In Summary
  • Western Sahara, whose inhabitants want to call it officially as, the Sahrawi Arab Democratic Republic (SADR), has been claimed by Morocco since 1975, making it the last remaining colony on the continent.

  • And Kenya joined some two dozen countries in Pretoria to demand that Sahrawi gets its right to choose independence or be a part of Morocco.

Kenya is siding with African countries that are pushing for the final independence of Western Sahara from Morocco, even as Rabat rushes to lobby African Union (AU) members to support a United Nations (UN) solution favourable to it.

Nairobi was this week caught between Pretoria and Rabat's diplomatic lobbying machines as they both staged what looked like competing conferences on the status of Western Sahara.

Morocco said it was galvanising support for a UN-led solution "to immunise the AU against any inappropriate attempt to divert the path of unity and integration," according to a communique said to have been endorsed by some 36 other African countries including Somalia, Burundi and Rwanda.

But South Africa said it was launching an auxiliary process to complement the UN, by first demanding decolonisation of Western Sahara.

'LAST COLONY'

Western Sahara, whose inhabitants want to call it officially as, the Sahrawi Arab Democratic Republic (SADR), has been claimed by Morocco since 1975, making it the last remaining colony on the continent.

And Kenya joined some two dozen countries in Pretoria to demand that Sahrawi gets its right to choose independence or be a part of Morocco.

Mr Ababu Namwamba, the Foreign Affairs Cabinet Administrative Secretary, said Kenya believes in the principle of the inalienable right to self-determination as has been tradition since independence.

"Considering that the borders of African States, on the day of their independence, constituted a tangible reality, the OAU [Organisation of African Unity] Assembly solemnly declared that all member states had pledged themselves to respect the borders existing on their achievement of national independence," he said at the Pretoria meeting, referring to the predecessor organisation of the African Union.

"The wisdom then as it remains today is that it causes upheaval of seismic proportions to attempt to tinker with established boundaries. Kenya reiterates our support for and commitment to resolving boarder disputes."

MARRAKECH CONFERENCE

Initially colonised by the Spanish, Western Sahara was initially claimed by both Mauritania and Morocco but the former quit, leaving Rabat to call the region as Southern Provinces of its territory.
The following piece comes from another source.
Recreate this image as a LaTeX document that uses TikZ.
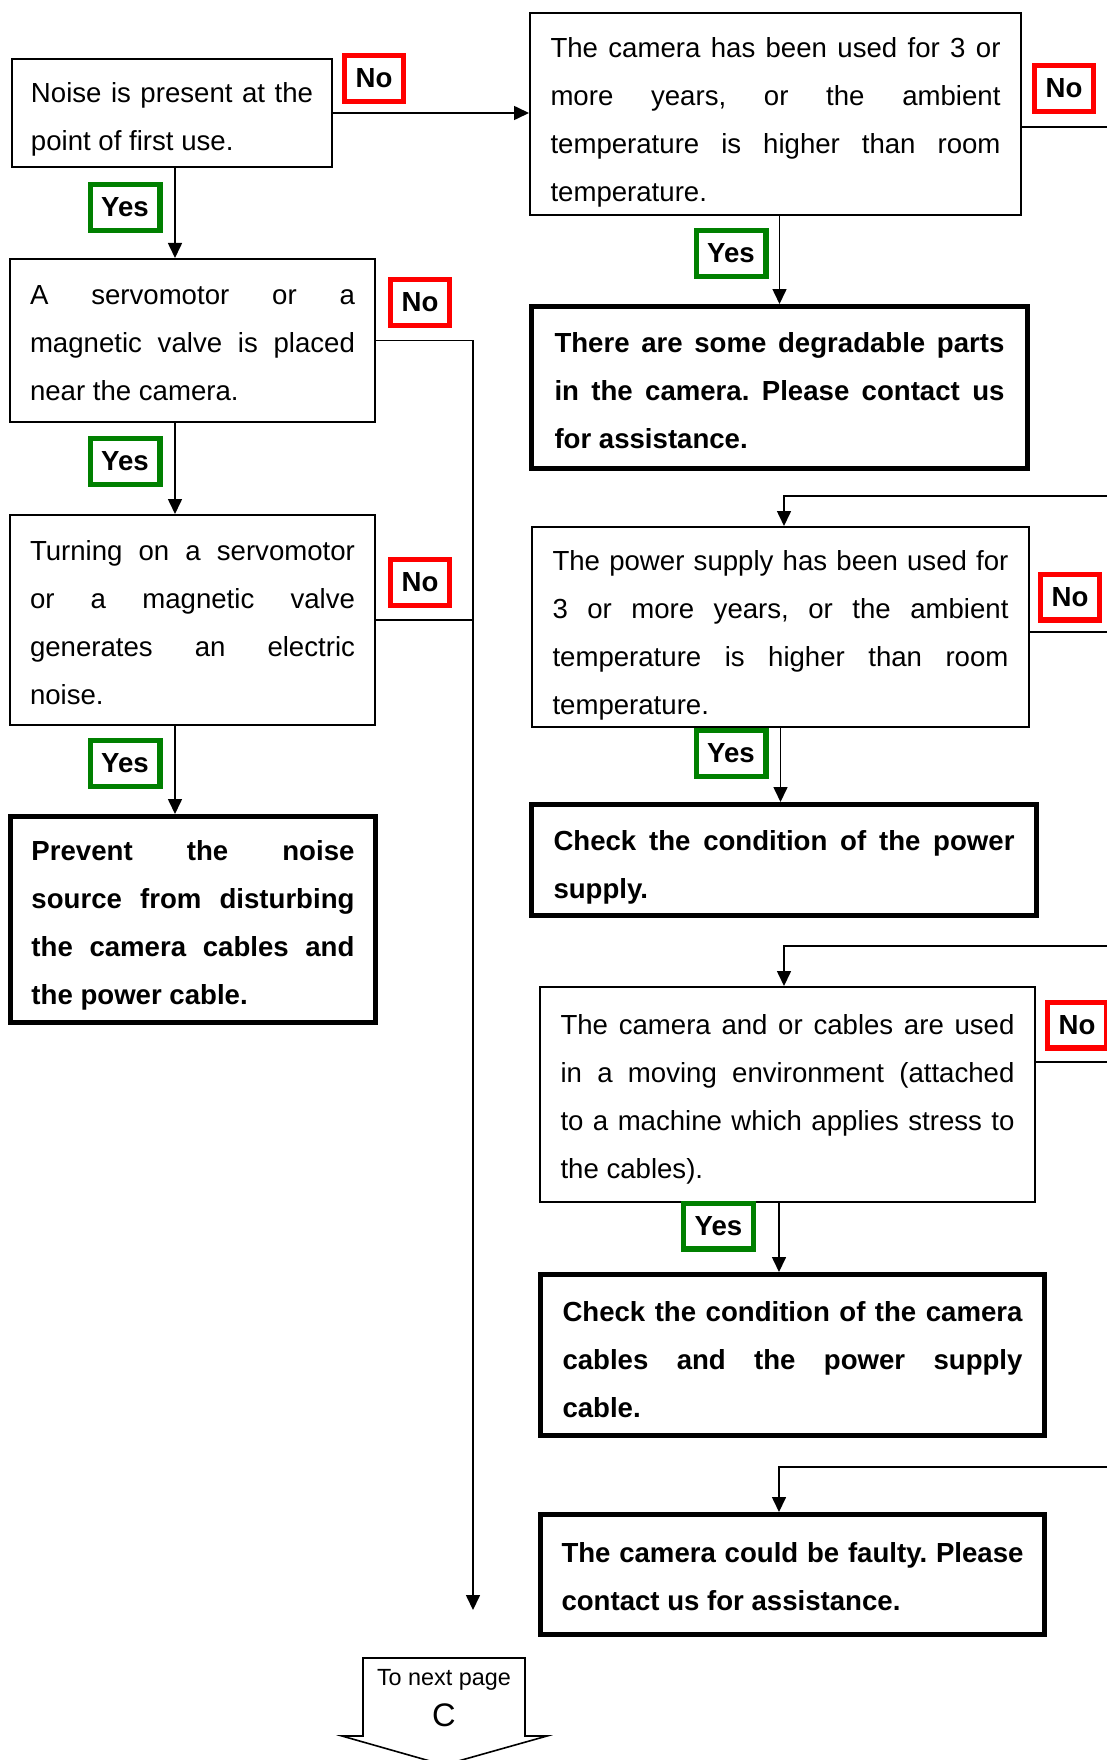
\documentclass[tikz,border=0pt]{standalone}
\usepackage{fontspec}
\setmainfont{Liberation Sans}
\usepackage{tikz}
\usetikzlibrary{arrows.meta}
\usetikzlibrary{positioning}
\newcommand{\boxfont}{\fontsize{13.8pt}{24pt}\selectfont}
\tolerance=10000
\hbadness=10000
\hyphenpenalty=10000
\frenchspacing
\tikzset{toppad/.style={execute at begin node={\rule{0pt}{#1}}}}
\tikzstyle{question} = [rectangle, draw=black, line width=0.8pt, inner xsep=0pt, inner ysep=0pt, align=justify, font=\boxfont, toppad=16pt, execute at end node={\rule[-4pt]{0pt}{4pt}}]
\tikzstyle{answer} = [rectangle, draw=black, line width=2.6pt, inner xsep=0pt, inner ysep=0pt, align=justify, font=\boxfont\bfseries, toppad=16pt, execute at end node={\rule[-4pt]{0pt}{4pt}}]
\tikzstyle{yeslabel} = [rectangle, draw=green!50!black, line width=2.6pt, minimum width=34.9pt, minimum height=22.9pt, inner sep=0pt, font=\boxfont\bfseries]
\tikzstyle{nolabel} = [rectangle, draw=red, line width=2.6pt, minimum width=29.4pt, minimum height=22.9pt, inner sep=0pt, font=\boxfont\bfseries]
\tikzstyle{link} = [line width=0.8pt]
\tikzstyle{arrow} = [line width=0.8pt,-{Triangle[length=7.5pt,width=7pt]}]

\begin{document}
\begin{tikzpicture}[node distance=120pt]
        \useasboundingbox (0pt,0pt) rectangle (553.5pt,-880pt);
        % left column
        \node (noise) [question, toppad=17.4pt, minimum width=160.2pt, minimum height=54.2pt, text width=141pt] at (86pt,-56.5pt) {Noise is present at the\linebreak point of first use.};
        \node (servo) [question, toppad=14.6pt, below of=noise, xshift=10.25pt, yshift=6.25pt, minimum width=182.7pt, minimum height=81.7pt, text width=162.5pt] {A servomotor or a\linebreak magnetic valve is placed\linebreak near the camera.};
        \node (turning) [question, toppad=15.7pt, below of=servo, yshift=-19.75pt, minimum width=182.7pt, minimum height=105.2pt, text width=162.5pt] {Turning on a servomotor\linebreak or a magnetic valve\linebreak generates an electric\linebreak noise.};
        \node (prevent) [answer, toppad=17.4pt, below of=turning, xshift=0.25pt, yshift=-29.75pt, minimum width=182.4pt, minimum height=102.9pt, text width=161.5pt] {Prevent the noise\linebreak source from disturbing\linebreak the camera cables and\linebreak the power cable.};

        % right column
        \node (oldcam) [question, toppad=19.6pt, right of=noise, xshift=181.75pt, yshift=-0.5pt, minimum width=245.7pt, minimum height=101.2pt, text width=225pt] {The camera has been used for 3 or\linebreak more years, or the ambient\linebreak temperature is higher than room\linebreak temperature.};
        \node (parts) [answer, toppad=17.4pt, below of=oldcam, xshift=2pt, yshift=-16.75pt, minimum width=247.9pt, minimum height=80.9pt, text width=225pt] {There are some degradable parts\linebreak in the camera. Please contact us\linebreak for assistance.};
        \node (oldpsu) [question, toppad=19.6pt, below of=parts, xshift=0.5pt, yshift=0.25pt, minimum width=248.7pt, minimum height=100.2pt, text width=228pt] {The power supply has been used for\linebreak 3 or more years, or the ambient\linebreak temperature is higher than room\linebreak temperature.};
        \node (checkpsu) [answer, toppad=18.5pt, below of=oldpsu, xshift=1.75pt, yshift=3.5pt, minimum width=252.4pt, minimum height=55.4pt, text width=230.5pt] {Check the condition of the power\linebreak supply.};
        \node (moving) [question, toppad=11.9pt, below of=checkpsu, xshift=1.75pt, yshift=2.75pt, minimum width=247.7pt, minimum height=107.7pt, text width=227pt] {The camera and or cables are used\linebreak in a moving environment (attached\linebreak to a machine which applies stress to\linebreak the cables).};
        \node (checkcab) [answer, toppad=18pt, below of=moving, xshift=2.5pt, yshift=-10.25pt, minimum width=251.9pt, minimum height=80.4pt, text width=230pt] {Check the condition of the camera\linebreak cables and the power supply\linebreak cable.};
        \node (faulty) [answer, toppad=15.1pt, below of=checkcab, yshift=10.25pt, minimum width=251.9pt, minimum height=59.9pt, text width=231pt] {The camera could be faulty. Please\linebreak contact us for assistance.};

        % yes / no tags
        \node (yesA) [yeslabel] at (62.5pt,-103.75pt) {Yes};
        \node (yesB) [yeslabel] at (62.5pt,-230.75pt) {Yes};
        \node (yesC) [yeslabel] at (62.5pt,-381.75pt) {Yes};
        \node (noA) [nolabel] at (187pt,-39.25pt) {No};
        \node (noB) [nolabel] at (210pt,-151.25pt) {No};
        \node (noC) [nolabel] at (210pt,-291.25pt) {No};
        \node (yesD) [yeslabel] at (365.5pt,-126.75pt) {Yes};
        \node (yesE) [yeslabel] at (365.5pt,-376.75pt) {Yes};
        \node (yesF) [yeslabel] at (359.25pt,-613pt) {Yes};
        \node (noD) [nolabel] at (532pt,-44.25pt) {No};
        \node (noE) [nolabel] at (535pt,-298.5pt) {No};
        \node (noF) [nolabel] at (538.5pt,-512.5pt) {No};

        % helper points
        \coordinate (edge) at (556pt,0pt);
        \coordinate (drop) at (236.5pt,-805pt);
        \coordinate (trunk) at ([xshift=1.5pt]noise.south);
        \coordinate (camno) at ([yshift=-6.5pt]oldcam.east);
        \coordinate (psuno) at ([yshift=-2.5pt]oldpsu.east);
        \coordinate (movno) at ([yshift=16.25pt]moving.east);
        \coordinate (psuin) at ([xshift=1.75pt,yshift=15pt]oldpsu.north);
        \coordinate (movin) at ([xshift=-1.75pt,yshift=20pt]moving.north);
        \coordinate (movyes) at ([xshift=-4.25pt]moving.south);
        \coordinate (faultin) at ([xshift=-6.75pt,yshift=22.5pt]faulty.north);

        \draw [arrow] (noise.east) -- (noise.east -| oldcam.west);
        \draw [arrow] (trunk) -- (trunk |- servo.north);
        \draw [arrow] (trunk |- servo.south) -- (trunk |- turning.north);
        \draw [arrow] (trunk |- turning.south) -- (trunk |- prevent.north);
        \draw [arrow] (servo.east) -| (drop);
        \draw [link] (turning.east) -- (turning.east -| drop);

        \draw [arrow] (parts.north |- oldcam.south) -- (parts.north);
        \draw [link] (camno) -- (camno -| edge);
        \draw [arrow] (psuin -| edge) -- (psuin) -- (psuin |- oldpsu.north);
        \draw [link] (psuno) -- (psuno -| edge);
        \draw [arrow] (oldpsu.south) -- (oldpsu.south |- checkpsu.north);
        \draw [arrow] (movin -| edge) -- (movin) -- (movin |- moving.north);
        \draw [link] (movno) -- (movno -| edge);
        \draw [arrow] (movyes) -- (movyes |- checkcab.north);
        \draw [arrow] (faultin -| edge) -- (faultin) -- (faultin |- faulty.north);

        % off-page connector
        \draw [link] (181.5pt,-829pt) -- (262.5pt,-829pt) -- (262.5pt,-868pt) -- (273.5pt,-868pt) -- (222pt,-882.5pt) -- (171pt,-868pt) -- (181.5pt,-868pt) -- cycle;
        \node (nexttext) [anchor=base, font=\fontsize{11.7pt}{14pt}\selectfont, inner sep=0pt] at (222pt,-842.5pt) {To next page};
        \node (nextC) [anchor=base, font=\fontsize{16.3pt}{19pt}\selectfont, inner sep=0pt] at (222pt,-863pt) {C};
    \end{tikzpicture}
\end{document}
Morocco said on Thursday it invited Kenya to send a representative but said it was disappointed Nairobi sent no one, unlike Tanzania, Rwanda, Ethiopia, Burundi and Somalia.

"The sponsors of SADC conference were upset because the Marrakech Conference turned out to be more popular than expected, with the participation of more than 37 African states, including seven members of SADC," Moroccan Ambassador to Kenya Mokhtar Ghambou told the Nation, accusing Algeria and South Africa of sabotaging the peace process.